Palin’s Support Is Tanking. So Why Did She Quit Again? (UPDATED)

The verdict on Gov. Sarah Palin’s resignation is in–and things are not looking good for the soon-to-be ex Governor:

At the same time just 37% of Americans now say they believe Palin is fit to be President, while 55% say she is not. And while her move last week may not have hurt her overall favorability, it does seem to have negatively impacted voters’ inclination to some day put her in the White House. 57% of respondents said her resignation makes them less likely to support her in a future Presidential bid.

[Emphasis mine]

And, still, the reason for Gov. Palin’s resignation still isn’t clear.  Was it for a presidential bid? To get her family out of the limelight? To deal with the various ethical charges that have been brought against her?

Well, subsequent interviews with Palin appear to point to the latter, with Palin basically claiming that the ethics charges against her were paralyzing.  But that’s a pretty damn poor justification–resigning because there are so many ethical charges against you that you can’t possibly fight them all and still do your job.

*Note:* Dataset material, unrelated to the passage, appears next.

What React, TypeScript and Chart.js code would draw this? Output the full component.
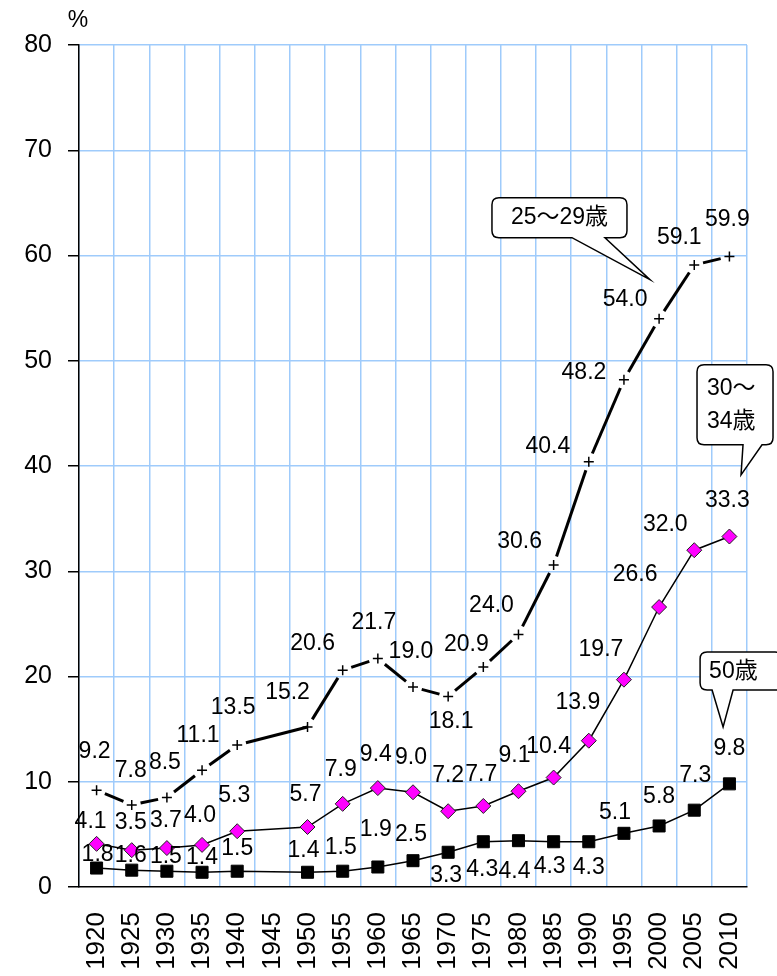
import React, { useEffect, useRef } from 'react';
import { Chart, registerables } from 'chart.js';

Chart.register(...registerables);

// ---- data ----
const years = ['1920', '1925', '1930', '1935', '1940', '1945', '1950', '1955', '1960', '1965', '1970', '1975', '1980', '1985', '1990', '1995', '2000', '2005', '2010'];
const rate25to29 = [9.2, 7.8, 8.5, 11.1, 13.5, null, 15.2, 20.6, 21.7, 19.0, 18.1, 20.9, 24.0, 30.6, 40.4, 48.2, 54.0, 59.1, 59.9];
const rate30to34 = [4.1, 3.5, 3.7, 4.0, 5.3, null, 5.7, 7.9, 9.4, 9.0, 7.2, 7.7, 9.1, 10.4, 13.9, 19.7, 26.6, 32.0, 33.3];
const rate50 = [1.8, 1.6, 1.5, 1.4, 1.5, null, 1.4, 1.5, 1.9, 2.5, 3.3, 4.3, 4.4, 4.3, 4.3, 5.1, 5.8, 7.3, 9.8];
const yMin = 0;
const yMax = 80;
const yStep = 10;
const unitLabel = '%';
const calloutTexts = [['25～29歳'], ['30～', '34歳'], ['50歳']];

// ---- label placement (offset of label centre from its point, px) ----
const labelPlace25 = [[-2, -39], [-1, -34], [-2, -35], [-4, -35], [-4, -37], null, [-20, -34], [-30, -27], [-4, -36], [-2, -35], [3, 25], [-17, -22], [-27, -29], [-34, -23], [-41, -15], [-40, -7], [-34, -19], [-15, -27], [-2, -37]];
const labelPlace30 = [[-6, -22], [-1, -28], [-1, -27], [-2, -29], [-3, -36], null, [-2, -32], [-2, -34], [-2, -33], [-2, -35], [0, -36], [-2, -31], [-4, -36], [-5, -31], [-11, -38], [-23, -30], [-24, -32], [-29, -26], [-2, -36]];
const labelPlace50 = [[1, -13], [-1, -15], [-1, -15], [0, -15], [0, -23], null, [-4, -22], [-2, -24], [-2, -37], [-2, -26], [-2, 23], [-1, 28], [-4, 31], [-4, 25], [0, 26], [-9, -21], [0, -29], [1, -35], [0, -35]];
const labelPlaces = [labelPlace25, labelPlace30, labelPlace50];

const FONT = '"Liberation Sans", Arial, "Noto Sans CJK JP", sans-serif';

const valueLabelPlugin = {
  id: 'valueLabels',
  afterDatasetsDraw(chart: any) {
    const ctx = chart.ctx;
    ctx.save();
    ctx.font = `23px ${FONT}`;
    ctx.fillStyle = '#000';
    ctx.textAlign = 'center';
    ctx.textBaseline = 'middle';
    chart.data.datasets.forEach((ds: any, di: number) => {
      const meta = chart.getDatasetMeta(di);
      ds.data.forEach((v: number | null, i: number) => {
        if (v === null || v === undefined) return;
        const off = labelPlaces[di][i];
        if (!off) return;
        const pt = meta.data[i];
        ctx.fillText(v.toFixed(1), pt.x + off[0], pt.y + off[1]);
      });
    });
    ctx.restore();
  },
};

// callouts: tip anchored in data space; box laid out relative to the tip
const callouts = [
  { text: calloutTexts[0], tipIndex: 15.74, tipValue: 57.7, box: [-158, -82, 135, 40], base: [-78, -45], align: 'center', lineY: [20], textX: 0 },
  { text: calloutTexts[1], tipIndex: 18.33, tipValue: 39.16, box: [-44, -110, 76, 80], base: [2, 21], align: 'left', lineY: [24, 57], textX: 10 },
  { text: calloutTexts[2], tipIndex: 17.82, tipValue: 15.2, box: [-23, -75, 82, 38], base: [-11, 10], align: 'left', lineY: [20], textX: 9 },
];

const calloutPlugin = {
  id: 'callouts',
  afterDraw(chart: any) {
    const ctx = chart.ctx;
    const xs = chart.scales.x;
    const ys = chart.scales.y;
    ctx.save();
    // unit label
    ctx.font = `23px ${FONT}`;
    ctx.fillStyle = '#000';
    ctx.textAlign = 'center';
    ctx.textBaseline = 'middle';
    ctx.fillText(unitLabel, chart.chartArea.left - 1, chart.chartArea.top - 24);

    const step = xs.getPixelForValue(1) - xs.getPixelForValue(0);
    for (const c of callouts) {
      const tx = xs.getPixelForValue(0) + c.tipIndex * step;
      const ty = ys.getPixelForValue(c.tipValue);
      const left = tx + c.box[0];
      const top = ty + c.box[1];
      const w = c.box[2];
      const h = c.box[3];
      const right = left + w;
      const bottom = top + h;
      const r = 7;
      const b0 = tx + c.base[0];
      const b1 = tx + c.base[1];
      ctx.beginPath();
      ctx.moveTo(b0, bottom);
      ctx.lineTo(left + r, bottom);
      ctx.quadraticCurveTo(left, bottom, left, bottom - r);
      ctx.lineTo(left, top + r);
      ctx.quadraticCurveTo(left, top, left + r, top);
      ctx.lineTo(right - r, top);
      ctx.quadraticCurveTo(right, top, right, top + r);
      ctx.lineTo(right, bottom - r);
      ctx.quadraticCurveTo(right, bottom, right - r, bottom);
      ctx.lineTo(b1, bottom);
      ctx.lineTo(tx, ty);
      ctx.closePath();
      ctx.fillStyle = '#fff';
      ctx.fill();
      ctx.strokeStyle = '#000';
      ctx.lineWidth = 1.5;
      ctx.stroke();

      ctx.fillStyle = '#000';
      ctx.font = `23px ${FONT}`;
      ctx.textBaseline = 'middle';
      c.text.forEach((line: string, li: number) => {
        if (c.align === 'center') {
          ctx.textAlign = 'center';
          ctx.fillText(line, left + w / 2, top + c.lineY[li]);
        } else {
          ctx.textAlign = 'left';
          ctx.fillText(line, left + c.textX, top + c.lineY[li]);
        }
      });
    }
    ctx.restore();
  },
};

export default function App() {
  const canvasRef = useRef<HTMLCanvasElement | null>(null);

  useEffect(() => {
    if (!canvasRef.current) return;
    const gridBlue = '#9fcbfb';
    const chart = new Chart(canvasRef.current, {
      type: 'line',
      data: {
        labels: years,
        datasets: [
          {
            label: '25～29歳',
            data: rate25to29,
            borderColor: '#000',
            borderWidth: 3,
            pointStyle: 'cross',
            pointRadius: 5,
            pointBorderWidth: 1.5,
            pointBorderColor: '#000',
            pointBackgroundColor: '#000',
            spanGaps: true,
            tension: 0,
            segment: {
              borderDash: (sc: any) => {
                const a = sc.p0;
                const b = sc.p1;
                const len = Math.hypot(b.x - a.x, b.y - a.y);
                const trim = 9;
                const body = Math.max(len - 2 * trim, 0);
                return [0, trim, body, 2000 + sc.p0DataIndex * 0.01];
              },
            },
          },
          {
            label: '30～34歳',
            data: rate30to34,
            borderColor: '#000',
            borderWidth: 1.5,
            pointStyle: 'rectRot',
            pointRadius: 7.5,
            pointBorderWidth: 1,
            pointBorderColor: '#222',
            pointBackgroundColor: '#ff00ff',
            spanGaps: true,
            tension: 0,
          },
          {
            label: '50歳',
            data: rate50,
            borderColor: '#000',
            borderWidth: 1.5,
            pointStyle: 'rect',
            pointRadius: 8.5,
            pointBorderWidth: 1,
            pointBorderColor: '#000',
            pointBackgroundColor: '#000',
            spanGaps: true,
            tension: 0,
          },
        ],
      },
      options: {
        responsive: false,
        animation: false,
        layout: { padding: { top: 45, right: 30, left: 0, bottom: 0 } },
        plugins: {
          legend: { display: false },
          tooltip: { enabled: false },
        },
        scales: {
          x: {
            type: 'category',
            offset: true,
            grid: {
              color: gridBlue,
              lineWidth: 1.5,
              drawTicks: false,
              offset: true,
            },
            border: { color: '#000', width: 1.5 },
            ticks: {
              color: '#000',
              font: { family: FONT, size: 26 },
              maxRotation: 90,
              minRotation: 90,
              padding: 25,
              autoSkip: false,
            },
            afterFit: (scale: any) => {
              scale.height = 89;
              scale.paddingLeft = 0;
              scale.paddingRight = 0;
            },
          },
          y: {
            min: yMin,
            max: yMax,
            ticks: {
              stepSize: yStep,
              color: '#000',
              font: { family: FONT, size: 25 },
              padding: 16,
            },
            grid: {
              color: (c: any) => (c.tick && c.tick.value === 0 ? 'rgba(0,0,0,0)' : gridBlue),
              lineWidth: 1.5,
              tickColor: '#000',
              tickLength: 11,
              tickWidth: 1.5,
            },
            border: { color: '#000', width: 1.5 },
            afterFit: (scale: any) => {
              scale.width = 79;
              scale.paddingTop = 0;
              scale.paddingBottom = 0;
            },
          },
        },
      },
      plugins: [valueLabelPlugin, calloutPlugin],
    } as any);
    return () => chart.destroy();
  }, []);

  return (
    <div style={{ position: 'absolute', left: 0, top: 0, width: 777, height: 976, background: '#fff' }}>
      <canvas ref={canvasRef} width={777} height={976} style={{ display: 'block' }} />
    </div>
  );
}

And it certainly doesn’t bode well for your political future when you basically have to admit that your state would be better off without you running it.

But, more importantly, Palin’s allegations that fighting the ethical charges against her would be too costly for the people of Alaska appears to be completely false:

During her resignation speech last week, Palin presented herself as a heroic defender of the taxpayer. She said that money being spent on government lawyers to defend against these “frivolous ethics violations” could be “going to things that are very important, like troopers and roads and teachers and fish research.” Palin repeated exactly the same point this week.

But David Murrow, a spokesperson for the Governor, said in an interview that much of this money was budgeted to the lawyers in advance and would have gone to them anyway, even if state lawyers hadn’t been defending against these ethics complaints.

In response to our questions, the Governor’s office provided us with a detailed breakdown of the millions Palin has claimed has gone to defending against ethics complaints. It does list roughly $1.9 million in expenditures.

But Murrow, the spokesperson, acknowledged to our reporter, Amanda Erickson, that this total was arrived at by adding up attorney hours spent on fending off complaints — based on the fixed salaries of lawyers in the governor’s office and the Department of Law. The money would have gone to the lawyers no matter what they were doing. The complaints are “just distracting them from other duties,” Murrow said.

In other words, while these lawyers might have been free to do other legal work for the state, the ethics complaints have apparently not had the real world impact Palin has claimed, and didn’t drain money away from cops, teachers, roads and other things.

[Emphasis mine]

Plus–according to TPM–there are only three outstanding ethics complaints against Palin, anyway.

Even conservative commentator and former Bush speechwriter David Frum thinks Palin is toast:

Between her speeches and her book deal, [Palin] can reasonably hope to earn $10 million over the next two years.  She’ll fly in private jets, sleep in sumptuous hotel suites, receive rhapsodic applause.

Yet there will be no escaping another story line. Faced with exasperating criticism and the accumulating cares of public office—she quit to cash in. Her admirers can excuse anything, but to the much larger audience of non-admirers, Palin will look  a lot like those CEOs who wrecked their banks and the national economy while accepting huge bonuses for themselves. John McCain’s slogan in 2008 was “Country First.” Palin’s in 2012? “I seen my opportunities, and I took ’em.”

[Emphasis added]

Sarah Palin has become a fascinating story again; her abrupt resignation is so bizarre–there is no positive way to spin it, there is no real upside in quitting unless she plans never to hold elected office again.

Like I remarked a few days ago, we might have just borne witness to the steepest rise and fastest fall of any politician in modern American history; much like a meteorite crashing to earth, it’s hard not to watch in awe.

UPDATE: And then there’s this:

David Keene, chairman of the American Conservative Union, told Newsmax that Palin has to stop complaining. “You’ve got to recognize that there are people who want you to fail,” he said. “And if you spend your time worrying about them, or whining about what they say, at the very least it’ll get you off your game.”